Sugar sector struggling to address much needed change

Photo by Victoria Priessnitz

17th January 2022

Cuba’s Vice President  Salvador Valdés Mesa has expressed concern about the progress of the present sugar harvest.  

Speaking in Sancti Spiritus on12 January as the milling of cane got underway across the country, he observed on Twitter  ‘It has not started well’, noting the need to rigorously evaluate the causes of setbacks.  

His comments come against the background of a December decision by the Central Committee of the Communist Party to adopt a restructuring plan, which is intended in the longer term to radically overhaul and create an integrated sugarcane-based agribusiness.  

Valdés confirmed that after just thirteen days of operations, the industry had reported delays in sugar production, low utilisation of milling capacity, and that resource limitation was affecting cane transportation. He was quoted by Granma as saying: “This is the first test of the staggering of the harvest, and it has to go well for us”.  
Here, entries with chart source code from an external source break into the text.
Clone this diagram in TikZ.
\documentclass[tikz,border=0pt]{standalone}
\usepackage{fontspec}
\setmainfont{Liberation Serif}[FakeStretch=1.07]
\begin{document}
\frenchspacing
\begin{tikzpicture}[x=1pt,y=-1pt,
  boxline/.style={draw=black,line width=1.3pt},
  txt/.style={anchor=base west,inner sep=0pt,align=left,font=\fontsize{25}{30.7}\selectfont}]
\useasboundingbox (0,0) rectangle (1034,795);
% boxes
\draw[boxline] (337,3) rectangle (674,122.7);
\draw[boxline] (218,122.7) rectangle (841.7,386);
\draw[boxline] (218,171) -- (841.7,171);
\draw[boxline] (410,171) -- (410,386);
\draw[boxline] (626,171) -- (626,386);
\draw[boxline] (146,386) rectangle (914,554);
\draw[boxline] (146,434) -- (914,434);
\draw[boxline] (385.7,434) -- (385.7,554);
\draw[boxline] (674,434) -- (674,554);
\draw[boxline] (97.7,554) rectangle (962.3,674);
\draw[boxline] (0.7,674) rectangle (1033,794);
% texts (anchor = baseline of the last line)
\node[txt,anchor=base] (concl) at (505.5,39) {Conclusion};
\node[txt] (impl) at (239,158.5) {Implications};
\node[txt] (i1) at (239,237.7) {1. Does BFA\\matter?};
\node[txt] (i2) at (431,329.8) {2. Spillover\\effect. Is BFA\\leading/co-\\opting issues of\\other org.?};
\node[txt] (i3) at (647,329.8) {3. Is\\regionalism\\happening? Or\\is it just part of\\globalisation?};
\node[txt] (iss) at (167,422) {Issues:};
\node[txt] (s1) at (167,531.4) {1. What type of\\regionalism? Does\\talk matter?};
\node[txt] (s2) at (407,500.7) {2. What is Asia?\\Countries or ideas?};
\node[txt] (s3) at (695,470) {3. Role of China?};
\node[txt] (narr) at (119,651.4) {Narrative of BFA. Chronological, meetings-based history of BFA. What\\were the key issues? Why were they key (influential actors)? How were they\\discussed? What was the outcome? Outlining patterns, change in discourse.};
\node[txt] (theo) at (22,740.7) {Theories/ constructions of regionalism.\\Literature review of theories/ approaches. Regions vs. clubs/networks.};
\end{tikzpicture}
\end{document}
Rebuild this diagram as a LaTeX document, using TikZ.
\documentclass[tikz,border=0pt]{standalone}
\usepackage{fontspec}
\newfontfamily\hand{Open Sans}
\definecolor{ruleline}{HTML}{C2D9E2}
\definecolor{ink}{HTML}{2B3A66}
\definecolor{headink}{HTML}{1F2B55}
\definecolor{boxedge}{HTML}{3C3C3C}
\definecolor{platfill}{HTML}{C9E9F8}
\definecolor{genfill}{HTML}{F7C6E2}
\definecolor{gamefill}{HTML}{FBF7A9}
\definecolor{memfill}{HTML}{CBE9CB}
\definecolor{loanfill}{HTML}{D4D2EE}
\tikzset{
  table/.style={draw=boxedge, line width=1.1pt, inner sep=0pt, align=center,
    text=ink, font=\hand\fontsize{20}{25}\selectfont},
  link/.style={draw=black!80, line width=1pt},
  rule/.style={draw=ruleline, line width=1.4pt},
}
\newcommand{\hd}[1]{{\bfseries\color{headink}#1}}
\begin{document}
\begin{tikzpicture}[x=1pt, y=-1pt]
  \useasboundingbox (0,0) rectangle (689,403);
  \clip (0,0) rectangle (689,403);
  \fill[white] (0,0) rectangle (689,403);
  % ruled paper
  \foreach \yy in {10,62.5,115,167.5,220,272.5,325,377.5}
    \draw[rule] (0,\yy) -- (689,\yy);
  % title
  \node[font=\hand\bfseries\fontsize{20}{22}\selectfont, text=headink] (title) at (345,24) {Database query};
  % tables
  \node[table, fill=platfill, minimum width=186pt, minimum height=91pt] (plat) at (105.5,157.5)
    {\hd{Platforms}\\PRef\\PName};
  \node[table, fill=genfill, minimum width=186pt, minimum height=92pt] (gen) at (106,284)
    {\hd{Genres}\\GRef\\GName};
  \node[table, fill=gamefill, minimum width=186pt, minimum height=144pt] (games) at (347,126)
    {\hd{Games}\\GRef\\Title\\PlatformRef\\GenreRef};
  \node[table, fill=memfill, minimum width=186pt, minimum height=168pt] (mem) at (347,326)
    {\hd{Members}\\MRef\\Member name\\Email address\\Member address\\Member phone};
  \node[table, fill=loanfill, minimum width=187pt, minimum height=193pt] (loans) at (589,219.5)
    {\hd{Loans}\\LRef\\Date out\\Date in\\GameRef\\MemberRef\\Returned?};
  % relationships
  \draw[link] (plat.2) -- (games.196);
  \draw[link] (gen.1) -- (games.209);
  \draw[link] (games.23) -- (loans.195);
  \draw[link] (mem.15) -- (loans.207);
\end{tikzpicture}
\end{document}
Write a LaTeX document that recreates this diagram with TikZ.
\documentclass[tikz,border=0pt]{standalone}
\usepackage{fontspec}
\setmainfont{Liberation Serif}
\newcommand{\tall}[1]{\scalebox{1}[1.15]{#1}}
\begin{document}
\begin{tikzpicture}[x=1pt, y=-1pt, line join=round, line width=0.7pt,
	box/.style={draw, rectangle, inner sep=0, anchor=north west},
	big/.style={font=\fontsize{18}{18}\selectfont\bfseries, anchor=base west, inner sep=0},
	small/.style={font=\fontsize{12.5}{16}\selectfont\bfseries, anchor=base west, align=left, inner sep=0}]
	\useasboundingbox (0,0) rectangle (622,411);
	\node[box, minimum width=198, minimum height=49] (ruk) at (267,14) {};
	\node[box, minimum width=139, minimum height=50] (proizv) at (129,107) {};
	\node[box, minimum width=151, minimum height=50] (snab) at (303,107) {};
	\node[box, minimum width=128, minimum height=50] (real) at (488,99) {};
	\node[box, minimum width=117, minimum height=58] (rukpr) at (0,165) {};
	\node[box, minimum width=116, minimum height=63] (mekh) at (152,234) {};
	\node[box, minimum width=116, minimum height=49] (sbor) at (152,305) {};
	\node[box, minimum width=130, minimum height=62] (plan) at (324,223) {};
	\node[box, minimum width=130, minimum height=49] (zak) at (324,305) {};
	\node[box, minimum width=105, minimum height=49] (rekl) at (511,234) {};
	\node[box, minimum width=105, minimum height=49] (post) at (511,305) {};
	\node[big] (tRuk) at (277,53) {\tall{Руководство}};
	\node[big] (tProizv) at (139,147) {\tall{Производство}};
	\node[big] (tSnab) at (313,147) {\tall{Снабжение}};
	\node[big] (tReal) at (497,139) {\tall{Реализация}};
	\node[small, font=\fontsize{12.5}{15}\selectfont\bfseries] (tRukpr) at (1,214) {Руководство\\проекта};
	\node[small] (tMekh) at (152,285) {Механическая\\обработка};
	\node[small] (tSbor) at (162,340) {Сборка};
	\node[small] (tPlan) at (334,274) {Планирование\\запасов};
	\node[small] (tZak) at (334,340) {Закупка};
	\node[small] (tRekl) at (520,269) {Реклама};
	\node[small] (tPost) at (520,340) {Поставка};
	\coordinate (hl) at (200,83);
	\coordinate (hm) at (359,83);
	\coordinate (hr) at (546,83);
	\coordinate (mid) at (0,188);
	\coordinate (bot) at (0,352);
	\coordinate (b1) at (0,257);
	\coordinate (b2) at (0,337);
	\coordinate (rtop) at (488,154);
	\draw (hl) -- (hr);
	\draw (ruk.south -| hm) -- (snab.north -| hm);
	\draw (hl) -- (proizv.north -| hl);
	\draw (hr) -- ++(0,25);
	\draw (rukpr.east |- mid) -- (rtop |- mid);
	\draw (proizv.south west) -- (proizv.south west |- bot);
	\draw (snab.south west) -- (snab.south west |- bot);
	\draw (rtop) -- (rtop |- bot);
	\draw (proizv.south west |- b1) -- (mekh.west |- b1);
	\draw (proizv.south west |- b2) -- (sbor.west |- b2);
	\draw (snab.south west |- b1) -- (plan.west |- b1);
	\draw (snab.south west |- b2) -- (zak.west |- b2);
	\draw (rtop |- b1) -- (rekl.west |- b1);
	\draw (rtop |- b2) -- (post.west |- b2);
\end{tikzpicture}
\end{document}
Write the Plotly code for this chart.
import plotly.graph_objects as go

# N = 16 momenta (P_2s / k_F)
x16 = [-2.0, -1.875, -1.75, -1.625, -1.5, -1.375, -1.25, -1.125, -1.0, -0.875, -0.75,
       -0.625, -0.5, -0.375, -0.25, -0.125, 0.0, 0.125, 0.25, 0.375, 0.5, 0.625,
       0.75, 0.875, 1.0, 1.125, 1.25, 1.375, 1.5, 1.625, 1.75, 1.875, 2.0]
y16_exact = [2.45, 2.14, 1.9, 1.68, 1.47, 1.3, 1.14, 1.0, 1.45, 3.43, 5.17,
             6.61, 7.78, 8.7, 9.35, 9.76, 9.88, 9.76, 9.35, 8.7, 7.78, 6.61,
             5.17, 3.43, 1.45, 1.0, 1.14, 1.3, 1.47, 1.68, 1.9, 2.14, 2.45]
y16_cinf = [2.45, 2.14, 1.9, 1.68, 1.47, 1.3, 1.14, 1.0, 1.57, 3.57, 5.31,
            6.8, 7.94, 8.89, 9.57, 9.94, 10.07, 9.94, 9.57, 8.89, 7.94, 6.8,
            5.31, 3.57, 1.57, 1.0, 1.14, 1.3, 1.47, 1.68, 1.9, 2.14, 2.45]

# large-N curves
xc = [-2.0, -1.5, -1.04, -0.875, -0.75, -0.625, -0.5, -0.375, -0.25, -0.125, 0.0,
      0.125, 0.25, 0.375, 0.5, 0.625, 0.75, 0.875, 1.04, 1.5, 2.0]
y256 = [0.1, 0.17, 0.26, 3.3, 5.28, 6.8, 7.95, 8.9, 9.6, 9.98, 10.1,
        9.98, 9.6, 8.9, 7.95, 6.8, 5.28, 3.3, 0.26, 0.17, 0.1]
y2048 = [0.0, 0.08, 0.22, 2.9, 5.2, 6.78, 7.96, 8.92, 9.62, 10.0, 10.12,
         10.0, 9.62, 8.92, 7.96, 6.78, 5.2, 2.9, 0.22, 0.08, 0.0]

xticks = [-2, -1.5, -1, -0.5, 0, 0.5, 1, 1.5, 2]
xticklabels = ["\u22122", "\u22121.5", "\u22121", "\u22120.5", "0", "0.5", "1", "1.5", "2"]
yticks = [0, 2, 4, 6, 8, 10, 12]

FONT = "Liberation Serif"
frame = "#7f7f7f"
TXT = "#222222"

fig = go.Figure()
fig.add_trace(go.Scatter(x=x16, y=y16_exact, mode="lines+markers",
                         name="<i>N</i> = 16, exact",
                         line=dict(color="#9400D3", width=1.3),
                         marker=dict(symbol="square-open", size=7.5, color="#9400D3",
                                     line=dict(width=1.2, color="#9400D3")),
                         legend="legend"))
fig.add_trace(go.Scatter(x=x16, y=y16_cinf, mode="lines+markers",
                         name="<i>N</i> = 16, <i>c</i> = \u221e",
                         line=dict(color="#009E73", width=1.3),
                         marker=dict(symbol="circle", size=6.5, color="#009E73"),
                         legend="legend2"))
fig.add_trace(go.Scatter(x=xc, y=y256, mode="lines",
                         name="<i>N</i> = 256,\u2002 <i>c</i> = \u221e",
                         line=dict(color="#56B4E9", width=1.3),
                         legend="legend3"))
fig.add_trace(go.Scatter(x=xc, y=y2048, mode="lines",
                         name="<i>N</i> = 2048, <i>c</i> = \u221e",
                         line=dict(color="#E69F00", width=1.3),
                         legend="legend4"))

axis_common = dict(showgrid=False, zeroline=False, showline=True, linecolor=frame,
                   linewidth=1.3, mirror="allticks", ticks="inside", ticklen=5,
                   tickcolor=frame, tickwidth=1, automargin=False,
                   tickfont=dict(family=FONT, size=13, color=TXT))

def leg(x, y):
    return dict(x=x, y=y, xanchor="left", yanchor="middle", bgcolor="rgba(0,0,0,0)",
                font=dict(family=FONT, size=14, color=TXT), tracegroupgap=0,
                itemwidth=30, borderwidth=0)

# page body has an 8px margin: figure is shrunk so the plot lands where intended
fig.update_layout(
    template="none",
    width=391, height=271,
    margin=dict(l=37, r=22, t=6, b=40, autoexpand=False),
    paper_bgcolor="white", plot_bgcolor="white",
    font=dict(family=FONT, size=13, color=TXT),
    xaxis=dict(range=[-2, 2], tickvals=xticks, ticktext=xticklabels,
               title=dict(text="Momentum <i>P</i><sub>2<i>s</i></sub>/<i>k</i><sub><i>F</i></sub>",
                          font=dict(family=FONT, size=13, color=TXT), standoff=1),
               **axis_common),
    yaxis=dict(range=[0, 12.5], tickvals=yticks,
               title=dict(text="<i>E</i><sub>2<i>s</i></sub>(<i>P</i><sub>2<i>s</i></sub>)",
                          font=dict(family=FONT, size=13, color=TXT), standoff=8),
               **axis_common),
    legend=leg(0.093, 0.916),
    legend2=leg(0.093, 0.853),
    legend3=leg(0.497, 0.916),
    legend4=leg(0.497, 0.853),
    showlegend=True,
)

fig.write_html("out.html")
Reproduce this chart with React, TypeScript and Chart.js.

Although noting that it was still possible to “recover the delay”, he warned that at this time the country’s “main reserves lay in efficiency”, and in getting the most out of the cane to compensate for the high cost of the harvest in the face of low agricultural yields. In his published remarks, Valdés called for the need to rigorously evaluate the causes and the areas most affected by technological setbacks if the harvest is to be accelerated. He also said that the sowing campaign needed to be well organised to complete what was planned in order to have more raw material for future harvests.  

Earlier this month Granma had reported that at the end of 2021, the Azcuba Sugar Group had planted 90,588 hectares of cane, just 69.4% of what was foreseen in its annual plan. It quoted Dionis Pérez, the Director of Information Technology and Communications at Azcuba, as attributing this to a lack of fuel,  shortages of fertilisers and pesticides, and the poor mechanical state of equipment. It also noted ‘the lack of motivation of the workers and the gradual loss of strength required to carry out the main tasks in the field’. 

In a reference to the latter concern, at one stop in his tour of mills in sugar growing provinces, Valdés was reported to have stressed the need for provincial and municipal governments to get closer to the daily life of the sugar harvest, calling for “the moral and material stimulation” of those who are involved, and the improvement of sugar bateyes (settlements around sugar mills). 

He was also quoted as telling workers and managers at a mill located in the town of Tuinucú, in the municipality of Taguasco, as saying “that in the current context Cuba needs those volumes of sugar programmed to be able to comply with internal commitments and …. to ensure volumes of crude oil from others”.  

Valdes comments reflect a growing concern about the future of the industry and its survival.  

The problems associated with the sugar sector, its derivatives, and its importance to future power generation were discussed in December at a plenary of the Central Committee of Cuba’s Communist Party. At the meeting, ninety-three measures “to save the sugarcane sector” were adopted. They were based on a June 2021 proposal made by former President, Raúl Castro, to the Executive Committee of the Council of Ministers, and recommendations made by a subsequently established temporary work group to study the issue. 

Granma reported that at the December Party plenary, speaking in his capacity as First Secretary of the Central Committee, President Díaz-Canel said that the new measures being adopted were a  “substantial change of strategy”, requiring “a change in mentality and training of those who lead the sector”. 

It quoted Cuba’s President as saying that the new approach requires as a first condition the sowing of sugarcane in quantity and quality. “If there is no cane, there will be no sugar or derivatives” he reportedly said, noting that it  will be up to the Party to give the political assurances that the process requires. 

The  ninety-three integrated measures “to save the sugar industry, its derivatives and power generation”, Granma reported, were based on their immediate application. They relate to sugarcane production, the sugar harvest, electricity generation, and derivatives, while also addressing financing and logistics, business management and human potential, and science, technology, and innovation.   

The meeting also agreed to a schedule of actions and tasks necessary to implement each proposal and that work would continue to design a long-term development model to establish a sugarcane agribusiness in Cuba. 

Reuters reported in December that Azcuba has carried out a fundamental restructuring of the sugar industry, making 56 sugar mills subsidiary companies and incorporating plantations into the new entities, The restructuring will allow them to set wages and cane prices, and keep 80% of their export earnings in line with recent economic reforms.  

The new measures are widely seen as a final attempt to resuscitate the industry which produced just 0.8mn tons in the 2020/21 campaign.  

The outlook for sugar, however, remains uncertain as the 2021/22 harvest opened late with planned production set at just 911,000 tons from 35 mills compared with historic highs of  up to 8mn tons.